La fin du dix-neuvième siècle marqua en effet l’apogée fugace de l’écrit, du livre et du journal, du théâtre et à la poésie. L’espace aujourd’hui occupé par le cinéma et la télévision, l’image et l’écran, l’enregis­trement et la communi­cation, demeurait alors propriété sans partage de la littérature. La critique avait de ce fait une position centrale, majeure, et Maurras y acquit rapidement ses galons.

Si bien qu’en 1896, à l’âge de 28 ans, il a assez d’expérience pour rédiger une théorie de la critique. Ce sera fait en une nuit, comme il le racontera beaucoup plus tard. Il lui donne un tour modeste, l’intitulant Prologue d’un essai sur la critique, laissant entendre qu’il ne s’agit que d’un prélude à de plus longs développements, à une Somme qu’on imagine monumentale.
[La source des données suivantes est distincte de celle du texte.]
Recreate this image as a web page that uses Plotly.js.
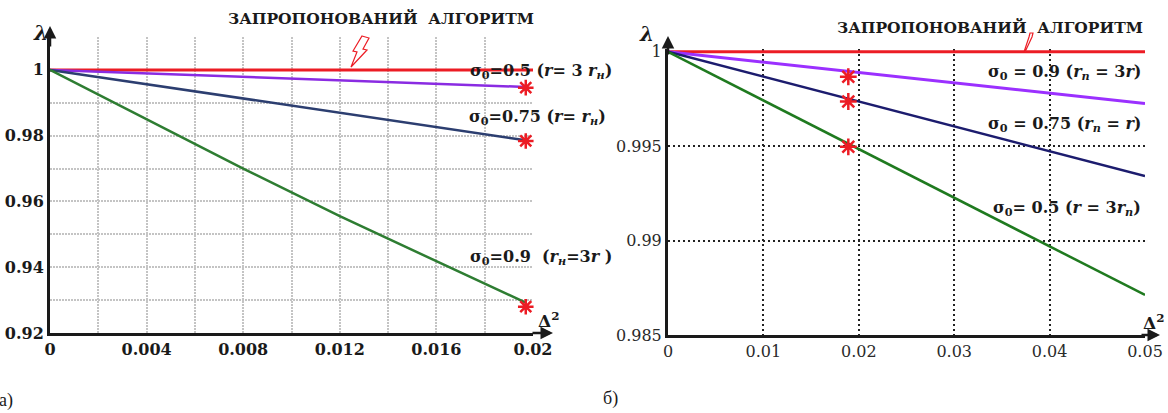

Mais cette Somme, cet Essai ne viendra jamais. Maurras avait fait le tour de la question, et il ne jugea pas nécessaire d’aller au delà de ce Prologue, dont le texte se suffit à lui-même et n’appelle pas de longs développements qui en émousseraient le tranchant. Il a cependant des allures d’inachevé, le huitième et dernier chapitre consacré aux Destinations de la critique se contentant de quelques « fragments », qu’on imagine griffonés au petit matin avant l’heure limite de remise du manuscrit.

Publié dans la Revue encyclopédique Larousse, le Prologue ne reparaîtra que 31 ans plus tard, dans la Revue universelle de Jacques Bainville, puis, comme de nombreux articles de jeunesse de Maurras, sous forme d’édition au tirage limité. Ce sera en 1932, avec une couverture ornée d’un curieux dessin géométrique. Promu alors au rang de texte maurrassien majeur, il sera repris dans les Œuvres capitales puis, à titre posthume, en tête de Critique et Poésie.

La présentation analytique du Prologue annonce quelque peu L’Avenir de l’intelligence, qui suivra six ans plus tard, mais on en retiendra surtout la théorie que Maurras fait du goût, puis du style, pour lequel il se place en continuateur du discours prononcé 143 ans plus tôt par Buffon devant l’Académie française.

Signalons aussi l’article « Maurras critique » d’Antoine Compagnon.